Saltando qualche secolo in avanti e spostandoci a livello geografico, il leggendario Re dei Franchi era sostanzialmente una analfabeta che gettò le basi culturali fondamentali per la rinascita intellettuale dell’Occidente fra il Basso Medioevo e l’Età Umanistica.
Insomma, una figura storica capace di cambiare prospettiva.
Ed è proprio questa la base della sua apparentemente stramba educazione.
Merlino cerca di porre il giovane pupillo in vesti diverse e molto più indifese, dove Artù deve capire come salvarsi la pelle grazie al suo intelletto e non più (solamente) tramite la forza, proprio per portare ad una visione molto più a lungo raggio.

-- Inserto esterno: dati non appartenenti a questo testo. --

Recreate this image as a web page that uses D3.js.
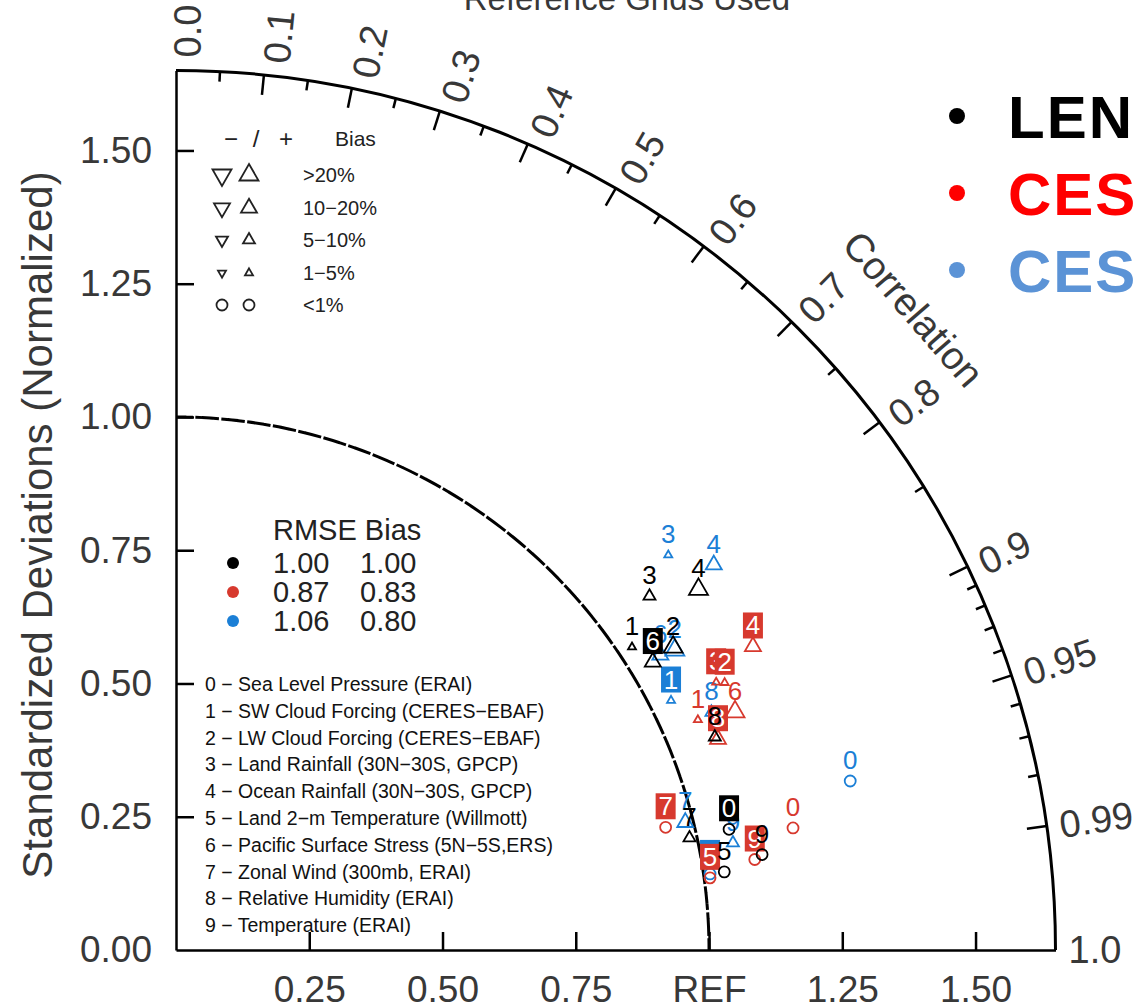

In questo modo Artù potrà effettivamente essere il Re che farà cambiare prospettiva al suo Paese e all’Occidente tutto, proprio mentre l’Inghilterra sta cercando il suo prossimo regnante – e la sua prossima guida – ancora tramite una prova di forza.
Ostacolo
Perché Artù può estrarre la spada?
Anche se la sfuriata di Merlino quando il giovane protagonista sceglie di diventare uno scudiero sembra troppo improvvisa, in realtà è del tutto giustificata: nonostante i suoi grandi sforzi, il suo pupillo sceglie comunque di sottomettersi alla cultura dominante…
…e di porsi anzi in secondo piano in un mondo definito da scontri all’ultimo sangue e da una totale dimenticanza del vero simbolo che avrebbe definito il futuro del Paese – la Spada nella Roccia – che viene riscoperto proprio dal protagonista.
E Artù può estrarre la spada perché, nonostante la sua poca forza fisica, ha dimostrato in più occasioni di sapersi – anche solo potenzialmente – adattare a circostanze cangianti e sfidanti, e quindi di essere capace, a differenza dei suoi compatrioti, di diventare la guida di cui il suo Paese ha bisogno.
Per questo Merlino sceglie di tornare da Artù proprio nel momento di maggior bisogno, quando lo stesso ha mosso il primo passo nella sua evoluzione, ma quando ha ancora bisogno di una insegnante che gli faccia guardare al futuro con una maggior consapevolezza e intelligenza.